=== Data to use ===
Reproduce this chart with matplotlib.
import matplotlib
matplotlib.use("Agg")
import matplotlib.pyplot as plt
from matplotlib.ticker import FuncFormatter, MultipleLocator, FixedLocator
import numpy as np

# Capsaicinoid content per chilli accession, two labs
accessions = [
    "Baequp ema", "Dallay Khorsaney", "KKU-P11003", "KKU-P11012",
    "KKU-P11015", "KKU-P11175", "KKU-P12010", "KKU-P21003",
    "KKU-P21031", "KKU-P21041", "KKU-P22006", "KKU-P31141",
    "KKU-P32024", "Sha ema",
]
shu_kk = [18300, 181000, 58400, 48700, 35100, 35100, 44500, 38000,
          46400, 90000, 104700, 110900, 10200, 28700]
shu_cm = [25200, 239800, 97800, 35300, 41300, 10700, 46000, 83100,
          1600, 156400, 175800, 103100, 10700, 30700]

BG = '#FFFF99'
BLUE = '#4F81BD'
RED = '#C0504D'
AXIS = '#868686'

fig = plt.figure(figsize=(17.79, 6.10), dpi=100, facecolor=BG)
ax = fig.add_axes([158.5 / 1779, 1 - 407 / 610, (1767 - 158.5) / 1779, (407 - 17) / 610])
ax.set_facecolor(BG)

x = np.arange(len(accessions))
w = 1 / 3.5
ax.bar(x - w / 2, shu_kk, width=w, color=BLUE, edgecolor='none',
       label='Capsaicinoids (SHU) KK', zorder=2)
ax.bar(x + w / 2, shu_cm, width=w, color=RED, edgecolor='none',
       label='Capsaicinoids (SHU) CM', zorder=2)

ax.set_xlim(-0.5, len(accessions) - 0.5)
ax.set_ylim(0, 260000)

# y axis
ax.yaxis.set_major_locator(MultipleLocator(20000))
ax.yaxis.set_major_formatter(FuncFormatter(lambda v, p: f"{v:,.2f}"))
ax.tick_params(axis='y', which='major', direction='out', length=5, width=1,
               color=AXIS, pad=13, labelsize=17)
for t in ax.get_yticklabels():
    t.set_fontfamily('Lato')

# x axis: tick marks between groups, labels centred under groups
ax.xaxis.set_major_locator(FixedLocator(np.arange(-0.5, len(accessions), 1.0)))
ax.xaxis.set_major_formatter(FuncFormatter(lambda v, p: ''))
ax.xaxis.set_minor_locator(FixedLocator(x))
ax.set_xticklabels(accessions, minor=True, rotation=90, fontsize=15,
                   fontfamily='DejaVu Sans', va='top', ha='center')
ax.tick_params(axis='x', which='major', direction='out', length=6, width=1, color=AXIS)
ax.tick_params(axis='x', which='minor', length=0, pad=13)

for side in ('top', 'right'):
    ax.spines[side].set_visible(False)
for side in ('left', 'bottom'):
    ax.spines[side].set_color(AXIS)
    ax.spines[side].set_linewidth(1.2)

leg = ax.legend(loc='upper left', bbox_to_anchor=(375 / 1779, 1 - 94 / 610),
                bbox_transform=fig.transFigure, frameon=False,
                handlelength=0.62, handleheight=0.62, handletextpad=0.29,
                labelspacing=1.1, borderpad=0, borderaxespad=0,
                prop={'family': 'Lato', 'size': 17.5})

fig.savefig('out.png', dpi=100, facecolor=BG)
===
=== Data to use ===
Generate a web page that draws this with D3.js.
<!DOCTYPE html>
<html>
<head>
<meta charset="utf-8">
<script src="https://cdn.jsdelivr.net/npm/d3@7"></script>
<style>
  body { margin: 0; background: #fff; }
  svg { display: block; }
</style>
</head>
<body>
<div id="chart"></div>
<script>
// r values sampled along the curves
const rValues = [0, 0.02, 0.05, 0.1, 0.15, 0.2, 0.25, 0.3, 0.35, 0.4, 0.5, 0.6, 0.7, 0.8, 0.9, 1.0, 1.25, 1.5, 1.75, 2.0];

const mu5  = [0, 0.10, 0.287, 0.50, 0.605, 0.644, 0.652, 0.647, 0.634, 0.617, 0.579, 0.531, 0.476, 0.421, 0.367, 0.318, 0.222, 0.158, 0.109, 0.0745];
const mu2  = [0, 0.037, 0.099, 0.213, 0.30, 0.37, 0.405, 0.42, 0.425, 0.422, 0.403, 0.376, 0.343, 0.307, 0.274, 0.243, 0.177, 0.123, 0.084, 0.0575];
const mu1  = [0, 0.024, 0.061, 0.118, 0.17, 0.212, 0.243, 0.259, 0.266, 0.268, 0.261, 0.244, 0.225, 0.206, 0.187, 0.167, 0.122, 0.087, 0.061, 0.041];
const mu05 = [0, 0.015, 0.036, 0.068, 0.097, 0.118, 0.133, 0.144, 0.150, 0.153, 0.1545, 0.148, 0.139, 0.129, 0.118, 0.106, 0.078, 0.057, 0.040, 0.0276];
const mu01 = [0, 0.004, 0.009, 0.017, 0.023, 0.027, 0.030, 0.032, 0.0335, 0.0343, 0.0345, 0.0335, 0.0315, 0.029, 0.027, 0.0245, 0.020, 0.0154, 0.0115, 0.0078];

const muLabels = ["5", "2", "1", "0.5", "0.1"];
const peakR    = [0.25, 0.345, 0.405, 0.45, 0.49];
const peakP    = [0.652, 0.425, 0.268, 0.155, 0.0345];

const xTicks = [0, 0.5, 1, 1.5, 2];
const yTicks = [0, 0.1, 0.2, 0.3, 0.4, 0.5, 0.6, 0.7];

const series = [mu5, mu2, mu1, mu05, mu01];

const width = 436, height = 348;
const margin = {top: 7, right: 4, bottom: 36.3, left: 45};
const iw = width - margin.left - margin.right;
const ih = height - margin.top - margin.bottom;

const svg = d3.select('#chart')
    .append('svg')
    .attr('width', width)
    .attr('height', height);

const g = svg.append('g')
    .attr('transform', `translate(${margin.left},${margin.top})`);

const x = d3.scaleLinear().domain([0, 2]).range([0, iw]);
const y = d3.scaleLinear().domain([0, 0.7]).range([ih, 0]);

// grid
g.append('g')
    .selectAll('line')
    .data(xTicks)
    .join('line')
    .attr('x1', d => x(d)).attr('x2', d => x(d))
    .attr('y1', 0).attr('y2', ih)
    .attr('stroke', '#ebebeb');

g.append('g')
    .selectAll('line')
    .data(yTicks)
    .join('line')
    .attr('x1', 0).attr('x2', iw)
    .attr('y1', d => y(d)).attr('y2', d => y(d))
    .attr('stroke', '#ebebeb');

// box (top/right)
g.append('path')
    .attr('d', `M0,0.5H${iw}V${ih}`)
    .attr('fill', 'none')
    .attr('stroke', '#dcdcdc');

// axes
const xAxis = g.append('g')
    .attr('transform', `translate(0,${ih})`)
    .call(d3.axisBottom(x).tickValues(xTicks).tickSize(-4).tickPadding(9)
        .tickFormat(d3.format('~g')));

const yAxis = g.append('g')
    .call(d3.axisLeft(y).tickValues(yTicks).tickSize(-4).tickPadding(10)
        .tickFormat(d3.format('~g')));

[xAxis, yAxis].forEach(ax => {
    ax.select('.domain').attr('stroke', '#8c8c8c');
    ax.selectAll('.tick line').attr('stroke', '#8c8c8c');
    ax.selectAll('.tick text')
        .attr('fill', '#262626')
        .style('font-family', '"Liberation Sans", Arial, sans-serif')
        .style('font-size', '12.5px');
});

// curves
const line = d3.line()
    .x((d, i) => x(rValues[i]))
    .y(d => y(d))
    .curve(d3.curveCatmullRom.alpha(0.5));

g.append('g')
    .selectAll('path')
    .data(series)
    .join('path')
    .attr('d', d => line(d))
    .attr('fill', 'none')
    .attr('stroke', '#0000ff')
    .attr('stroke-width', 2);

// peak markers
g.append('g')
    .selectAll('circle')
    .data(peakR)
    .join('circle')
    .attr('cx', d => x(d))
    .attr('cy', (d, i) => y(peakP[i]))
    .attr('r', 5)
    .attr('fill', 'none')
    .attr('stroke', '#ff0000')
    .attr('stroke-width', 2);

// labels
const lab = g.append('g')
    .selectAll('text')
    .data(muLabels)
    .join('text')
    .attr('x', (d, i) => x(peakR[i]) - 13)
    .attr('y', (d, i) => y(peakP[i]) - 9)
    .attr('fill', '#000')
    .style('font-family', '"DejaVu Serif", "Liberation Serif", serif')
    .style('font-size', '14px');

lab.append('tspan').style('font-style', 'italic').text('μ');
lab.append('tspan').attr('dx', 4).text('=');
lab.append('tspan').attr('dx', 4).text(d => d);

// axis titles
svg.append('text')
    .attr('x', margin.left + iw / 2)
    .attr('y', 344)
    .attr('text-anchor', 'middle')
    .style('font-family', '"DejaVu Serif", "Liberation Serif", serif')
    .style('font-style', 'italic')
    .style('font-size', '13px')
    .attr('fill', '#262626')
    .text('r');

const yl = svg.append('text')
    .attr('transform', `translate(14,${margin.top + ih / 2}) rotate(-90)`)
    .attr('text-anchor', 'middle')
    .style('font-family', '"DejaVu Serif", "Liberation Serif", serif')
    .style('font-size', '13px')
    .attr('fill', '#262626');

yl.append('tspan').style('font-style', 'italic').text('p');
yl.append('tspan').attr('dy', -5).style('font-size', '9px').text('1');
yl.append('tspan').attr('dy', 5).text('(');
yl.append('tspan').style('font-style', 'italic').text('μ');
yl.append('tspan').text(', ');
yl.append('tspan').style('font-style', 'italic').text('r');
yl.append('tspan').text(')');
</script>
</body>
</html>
===
=== Data to use ===
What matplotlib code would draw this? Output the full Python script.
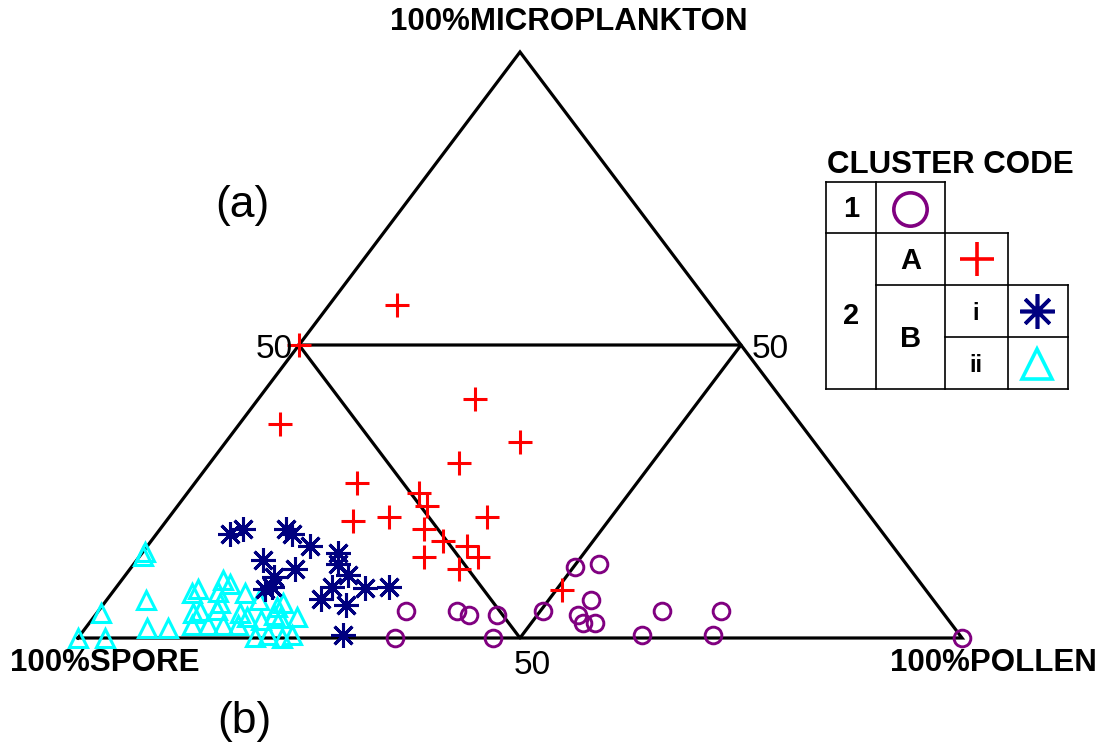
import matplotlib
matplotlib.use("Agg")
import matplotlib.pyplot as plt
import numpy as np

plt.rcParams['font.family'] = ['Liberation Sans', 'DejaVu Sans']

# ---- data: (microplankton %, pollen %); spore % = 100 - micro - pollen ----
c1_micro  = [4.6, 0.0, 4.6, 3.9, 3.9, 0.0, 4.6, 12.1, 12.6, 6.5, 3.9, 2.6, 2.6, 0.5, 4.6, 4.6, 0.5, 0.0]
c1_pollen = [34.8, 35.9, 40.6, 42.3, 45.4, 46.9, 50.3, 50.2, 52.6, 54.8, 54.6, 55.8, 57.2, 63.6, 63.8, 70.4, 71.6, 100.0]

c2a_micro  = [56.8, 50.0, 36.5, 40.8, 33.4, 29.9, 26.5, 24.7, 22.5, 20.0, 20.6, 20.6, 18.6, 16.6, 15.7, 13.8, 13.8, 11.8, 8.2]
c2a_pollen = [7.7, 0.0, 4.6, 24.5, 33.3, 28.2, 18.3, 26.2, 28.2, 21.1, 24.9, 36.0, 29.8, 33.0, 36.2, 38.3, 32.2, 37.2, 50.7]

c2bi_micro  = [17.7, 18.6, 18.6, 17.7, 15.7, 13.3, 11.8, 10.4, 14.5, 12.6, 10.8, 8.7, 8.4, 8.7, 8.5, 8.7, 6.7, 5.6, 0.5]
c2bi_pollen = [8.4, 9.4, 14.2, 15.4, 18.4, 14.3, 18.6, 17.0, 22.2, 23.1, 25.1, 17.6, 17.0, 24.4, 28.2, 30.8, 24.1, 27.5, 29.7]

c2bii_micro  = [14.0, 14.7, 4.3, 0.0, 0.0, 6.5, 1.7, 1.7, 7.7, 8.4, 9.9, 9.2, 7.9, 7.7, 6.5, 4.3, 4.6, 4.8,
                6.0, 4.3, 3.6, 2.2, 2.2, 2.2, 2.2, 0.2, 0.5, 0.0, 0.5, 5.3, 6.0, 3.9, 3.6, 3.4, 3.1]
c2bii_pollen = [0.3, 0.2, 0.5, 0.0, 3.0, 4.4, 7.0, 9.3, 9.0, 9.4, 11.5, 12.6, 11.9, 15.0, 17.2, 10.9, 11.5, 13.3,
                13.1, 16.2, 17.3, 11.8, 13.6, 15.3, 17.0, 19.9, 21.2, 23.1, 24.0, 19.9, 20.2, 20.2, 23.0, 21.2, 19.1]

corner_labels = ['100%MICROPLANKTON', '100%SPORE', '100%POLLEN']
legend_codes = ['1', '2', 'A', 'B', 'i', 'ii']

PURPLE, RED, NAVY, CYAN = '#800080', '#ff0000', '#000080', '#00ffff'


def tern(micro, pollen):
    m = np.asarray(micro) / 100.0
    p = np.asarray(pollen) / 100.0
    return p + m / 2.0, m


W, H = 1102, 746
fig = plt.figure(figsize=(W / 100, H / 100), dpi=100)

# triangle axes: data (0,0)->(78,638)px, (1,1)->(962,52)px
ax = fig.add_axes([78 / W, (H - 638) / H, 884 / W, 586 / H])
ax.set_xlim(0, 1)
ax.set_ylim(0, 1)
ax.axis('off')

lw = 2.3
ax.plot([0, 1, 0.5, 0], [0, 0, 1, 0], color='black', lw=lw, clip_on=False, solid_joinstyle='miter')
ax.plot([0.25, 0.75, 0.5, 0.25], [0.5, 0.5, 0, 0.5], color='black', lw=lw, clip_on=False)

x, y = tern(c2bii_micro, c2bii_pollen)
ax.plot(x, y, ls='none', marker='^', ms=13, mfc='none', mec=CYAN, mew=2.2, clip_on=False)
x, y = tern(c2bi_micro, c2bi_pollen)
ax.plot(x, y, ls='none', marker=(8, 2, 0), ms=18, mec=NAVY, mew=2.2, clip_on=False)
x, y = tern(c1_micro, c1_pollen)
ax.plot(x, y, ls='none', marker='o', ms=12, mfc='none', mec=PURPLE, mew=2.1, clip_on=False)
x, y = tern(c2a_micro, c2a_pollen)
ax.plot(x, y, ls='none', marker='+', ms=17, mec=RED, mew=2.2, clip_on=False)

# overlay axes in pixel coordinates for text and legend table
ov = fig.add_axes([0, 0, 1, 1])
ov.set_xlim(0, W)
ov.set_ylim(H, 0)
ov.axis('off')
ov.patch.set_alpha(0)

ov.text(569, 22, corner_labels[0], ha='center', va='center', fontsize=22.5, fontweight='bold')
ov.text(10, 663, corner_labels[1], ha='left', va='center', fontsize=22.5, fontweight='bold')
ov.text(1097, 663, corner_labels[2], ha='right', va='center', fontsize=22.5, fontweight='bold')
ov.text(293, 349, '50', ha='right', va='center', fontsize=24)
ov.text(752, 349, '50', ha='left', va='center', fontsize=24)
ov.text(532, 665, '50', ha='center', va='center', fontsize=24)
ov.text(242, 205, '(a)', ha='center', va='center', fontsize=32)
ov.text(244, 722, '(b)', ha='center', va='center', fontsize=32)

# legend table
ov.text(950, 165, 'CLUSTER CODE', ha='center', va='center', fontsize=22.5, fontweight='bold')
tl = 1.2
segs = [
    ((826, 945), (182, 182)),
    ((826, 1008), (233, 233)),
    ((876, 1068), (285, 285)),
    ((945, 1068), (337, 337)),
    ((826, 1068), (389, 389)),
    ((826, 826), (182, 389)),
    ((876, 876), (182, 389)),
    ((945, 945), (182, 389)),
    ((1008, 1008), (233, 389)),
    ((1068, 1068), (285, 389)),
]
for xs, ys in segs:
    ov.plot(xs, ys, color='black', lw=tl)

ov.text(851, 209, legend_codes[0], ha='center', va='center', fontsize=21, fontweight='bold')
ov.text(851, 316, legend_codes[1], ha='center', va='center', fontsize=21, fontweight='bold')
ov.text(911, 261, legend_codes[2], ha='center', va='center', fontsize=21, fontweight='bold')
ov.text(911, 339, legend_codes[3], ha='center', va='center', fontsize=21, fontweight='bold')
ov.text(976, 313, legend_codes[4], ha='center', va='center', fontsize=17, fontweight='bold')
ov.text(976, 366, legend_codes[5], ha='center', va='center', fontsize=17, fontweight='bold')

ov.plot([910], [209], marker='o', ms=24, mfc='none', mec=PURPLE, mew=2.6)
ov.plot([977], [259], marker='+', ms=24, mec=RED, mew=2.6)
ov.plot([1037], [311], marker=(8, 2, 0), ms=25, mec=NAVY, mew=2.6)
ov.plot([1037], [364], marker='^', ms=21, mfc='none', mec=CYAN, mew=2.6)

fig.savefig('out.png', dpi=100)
===
### Exercise brief:
Looking above, find the stretch of lines that opens with the one holding "What matplotlib code" and closes with the one holding "fig = plt.figure(figsize=(W". Copy it exactly, pictures excluded.

### Written solution:
What matplotlib code would draw this? Output the full Python script.
import matplotlib
matplotlib.use("Agg")
import matplotlib.pyplot as plt
import numpy as np

plt.rcParams['font.family'] = ['Liberation Sans', 'DejaVu Sans']

# ---- data: (microplankton %, pollen %); spore % = 100 - micro - pollen ----
c1_micro  = [4.6, 0.0, 4.6, 3.9, 3.9, 0.0, 4.6, 12.1, 12.6, 6.5, 3.9, 2.6, 2.6, 0.5, 4.6, 4.6, 0.5, 0.0]
c1_pollen = [34.8, 35.9, 40.6, 42.3, 45.4, 46.9, 50.3, 50.2, 52.6, 54.8, 54.6, 55.8, 57.2, 63.6, 63.8, 70.4, 71.6, 100.0]

c2a_micro  = [56.8, 50.0, 36.5, 40.8, 33.4, 29.9, 26.5, 24.7, 22.5, 20.0, 20.6, 20.6, 18.6, 16.6, 15.7, 13.8, 13.8, 11.8, 8.2]
c2a_pollen = [7.7, 0.0, 4.6, 24.5, 33.3, 28.2, 18.3, 26.2, 28.2, 21.1, 24.9, 36.0, 29.8, 33.0, 36.2, 38.3, 32.2, 37.2, 50.7]

c2bi_micro  = [17.7, 18.6, 18.6, 17.7, 15.7, 13.3, 11.8, 10.4, 14.5, 12.6, 10.8, 8.7, 8.4, 8.7, 8.5, 8.7, 6.7, 5.6, 0.5]
c2bi_pollen = [8.4, 9.4, 14.2, 15.4, 18.4, 14.3, 18.6, 17.0, 22.2, 23.1, 25.1, 17.6, 17.0, 24.4, 28.2, 30.8, 24.1, 27.5, 29.7]

c2bii_micro  = [14.0, 14.7, 4.3, 0.0, 0.0, 6.5, 1.7, 1.7, 7.7, 8.4, 9.9, 9.2, 7.9, 7.7, 6.5, 4.3, 4.6, 4.8,
                6.0, 4.3, 3.6, 2.2, 2.2, 2.2, 2.2, 0.2, 0.5, 0.0, 0.5, 5.3, 6.0, 3.9, 3.6, 3.4, 3.1]
c2bii_pollen = [0.3, 0.2, 0.5, 0.0, 3.0, 4.4, 7.0, 9.3, 9.0, 9.4, 11.5, 12.6, 11.9, 15.0, 17.2, 10.9, 11.5, 13.3,
                13.1, 16.2, 17.3, 11.8, 13.6, 15.3, 17.0, 19.9, 21.2, 23.1, 24.0, 19.9, 20.2, 20.2, 23.0, 21.2, 19.1]

corner_labels = ['100%MICROPLANKTON', '100%SPORE', '100%POLLEN']
legend_codes = ['1', '2', 'A', 'B', 'i', 'ii']

PURPLE, RED, NAVY, CYAN = '#800080', '#ff0000', '#000080', '#00ffff'


def tern(micro, pollen):
    m = np.asarray(micro) / 100.0
    p = np.asarray(pollen) / 100.0
    return p + m / 2.0, m


W, H = 1102, 746
fig = plt.figure(figsize=(W / 100, H / 100), dpi=100)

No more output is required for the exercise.